I firmly believe that anyone who claims to have mastered plot is either misguided or misanthropic, fond of watching perfectly nice new writers squirm and agonize over generating plots, assuming that the difficulties they have represent a deficit in talent. But nothing could be further from the truth. Plot should take everything out of you, at least if you’re committed to giving your work your all. And to suggest or even imply that great writers dream up fantastic plots overnight, casually turning over in the morning to jot them down while the children wait silently for their breakfasts, setting the pen down only when coffee arrives on a silver tray, is not just unhelpful; it’s downright demoralizing.
The truth is that great plots, by their very nature, resist reduction. If one could capture the story behind a work of fiction in twenty-five words or less, why bother to write the fiction in the first place? Fiction requires patience and acres of wiggle room for development, and crafting a decent plot is not unlike weaving a web. It might resemble every other web you’ve seen, but when you get up close, you’ll see that each one is as unique as its author’s voice and vision. There might be superficial similarities worth noting among many successful plots, but when it comes to you and that 80,000 word snarling beast of a novel you’re trying to tame, knowing this is about as helpful as knowing Sit, Stay, and Down when throw into a ring with a lion.
So why am I telling you this? For two reasons. One, I think it helps writers to know that everyone struggles with plot, and most of our plots develop in drips and drabs, not unlike stalactites that only grow strong after eons of dripping water (okay, that’s a bit hyperbolic, but that’s at least what it feels like). The point is that a fully mature plot rarely emerges before a fully mature story, so if you’re doing your job as a creative writer, it stands to reason that your plot might go through just as many iterations and tweaks as the story itself.

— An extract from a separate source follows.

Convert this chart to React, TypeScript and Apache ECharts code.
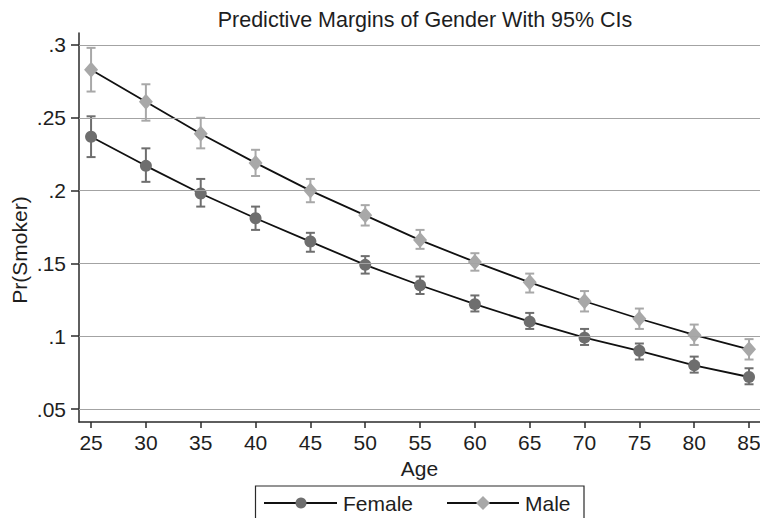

Two, as you’d probably guess from that opening paragraph, I think oversimplifying plot can actually be miseducative for new writers. Many, for instance, assume that plot is merely a series of exciting events strung together, ideally with some semblance of cause and effect interwoven throughout. But while it might seem like you’d be all set if aliens landed in the first chapter and gave birth to messianic firefighters in the next who were on hand by the third to put out the fires that the twisted factory owners created when they manufactured blight-inducing, combustive Shiny New Objects while twisting their waxed mustaches, simply stringing those events together would make for a woefully flat novel. Great plots do often involve dramatic and heart-stopping events, but just as often they don’t, and what actually takes place over the course of your novel pales in comparison to the significance of how it all unfolds. (Side note: A fun party trick is to reduce the plot of your favorite novels to one or two sentences.) A novel’s depth, in other words, is infinitely more important than its breadth.
This is where the web building comes in. After you figure out where your characters will be and where they’ll go and what they want, it’s time for the real writing to begin. This is when you add all those layers that make their experiences feel credible, memorable, and, somehow, inevitable. This is done through plot, yes, but also sublot, and relationship building, and dialogue, and subtext, and scene, and all those other juicy fictional tools that make us want to curl up with a novel and drink in its pages instead of flipping on the TV for 90 minutes of derivative action. There’s no formula for it. That’s part of what makes it so incredibly magical. And so frustrating, in practice!
But not unlike the experience of reading fiction, writing great fiction should not be something we expect to bash out in an afternoon. It’s not a one-night stand; it’s a rich, long-term commitment, and it often takes the same level of self-awareness, humility, humor, and love that long-term relationships do. So expect your plot to drive you crazy every now and then. Get into it, be tenacious, and buckle up for a rid that might take a thousand times longer than you want it to. But also know that such time will be a thousand times more enriching and gratifying than anything you might conjure up in an afternoon. The true rewards of writing are long and indefinite, and that’s exactly why you’ve come to it.
Art: Spider Web and Dew Drops, photographer unknown
Jerry Ellis says
Good, strong, authentic, and insightful piece. How sad that more people have not left comments. As the author of numerous books, one nominated for a Pulitzer Prize by Random House, I appreciate the heart that went into your article.
Kat says
Thank you for writing this. As an unknown and unpublished author, it’s reassuring to know that what you have described is a normal part of the process and not an error I made while creating my own process. The more my characters develop and evolve during the story writing, the more I need to tweak my story arc and plot!
I appreciate your insight and I am glad I stumbled across it.